In 1997, The John Nuveen Company (Nuveen), our asset management segment, acquired Flagship Resources, Inc., a firm that manages the assets of both its sponsored and marketed family of mostly tax-free mutual funds and its private investment accounts, for a total cost of approximately $72 million, plus as much as an additional $20 million contingent upon meeting future growth targets. Nuveen also acquired Rittenhouse Financial Services, Inc., an equity and balanced fund investment management firm, in 1997 for a total cost of approximately $147 million. These acquisitions added approximately $13.8 billion to Nuveen's assets under management. The cost of these acquisitions was largely composed of goodwill of $213 million, which is being amortized over 30 years.
In late 1996, we acquired Afianzadora Insurgentes, S.A. de C.V. (Afianzadora), a surety bond company in Mexico, for $65 million in cash. This acquisition resulted in goodwill of $18 million, which is being amortized over 20 years.
In 1996, we acquired Northbrook Holdings, Inc. and its three insurance subsidiaries from Allstate Insurance Company. Northbrook and its subsidiaries underwrite various property-liability commercial insurance products throughout the United States.
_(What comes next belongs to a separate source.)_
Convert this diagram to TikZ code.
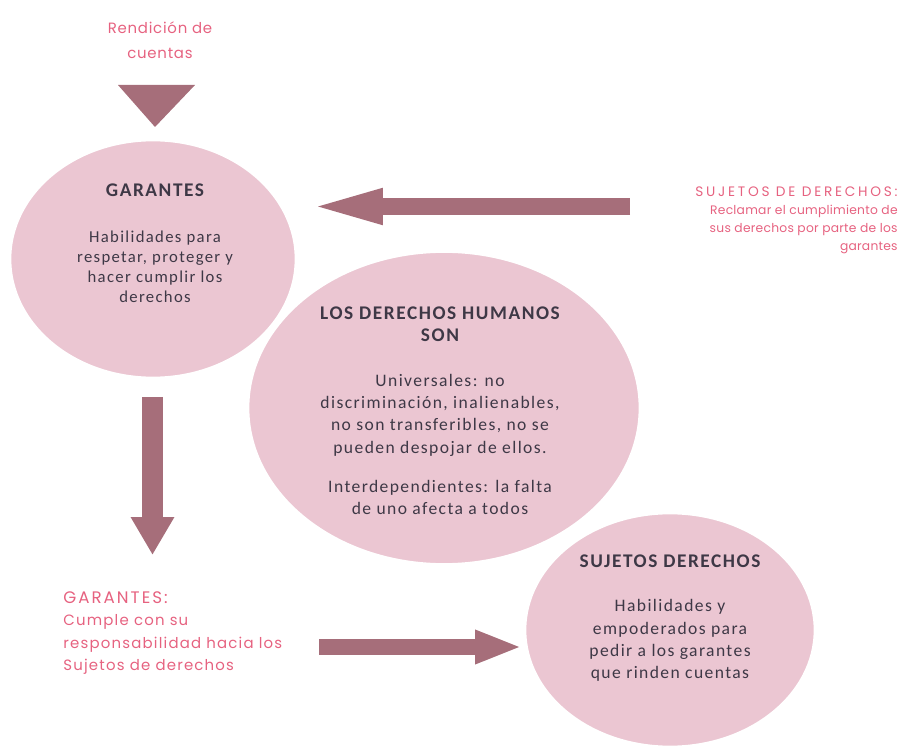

Our total cost for this acquisition was approximately $193 million, which was provided from internal funds. We recorded goodwill of approximately $71 million that we are amortizing over 15 years.
In the Northbrook purchase agreement, we agreed to pay Allstate additional consideration of up to $50 million in the event a redundancy develops on the acquired Northbrook reserves between the purchase date and July 31, 2000. Similarly, Allstate agreed to pay us consideration of up to $100 million in the event a deficiency develops on those reserves during the same time period. Any amounts to be paid by either party will depend on the extent of the redundancy or deficiency and will be determined in accordance with terms described in the purchase agreement.
All of these acquisitions were accounted for as purchases. As a result, the acquired companies' results were included in our consolidated results from the date of purchase.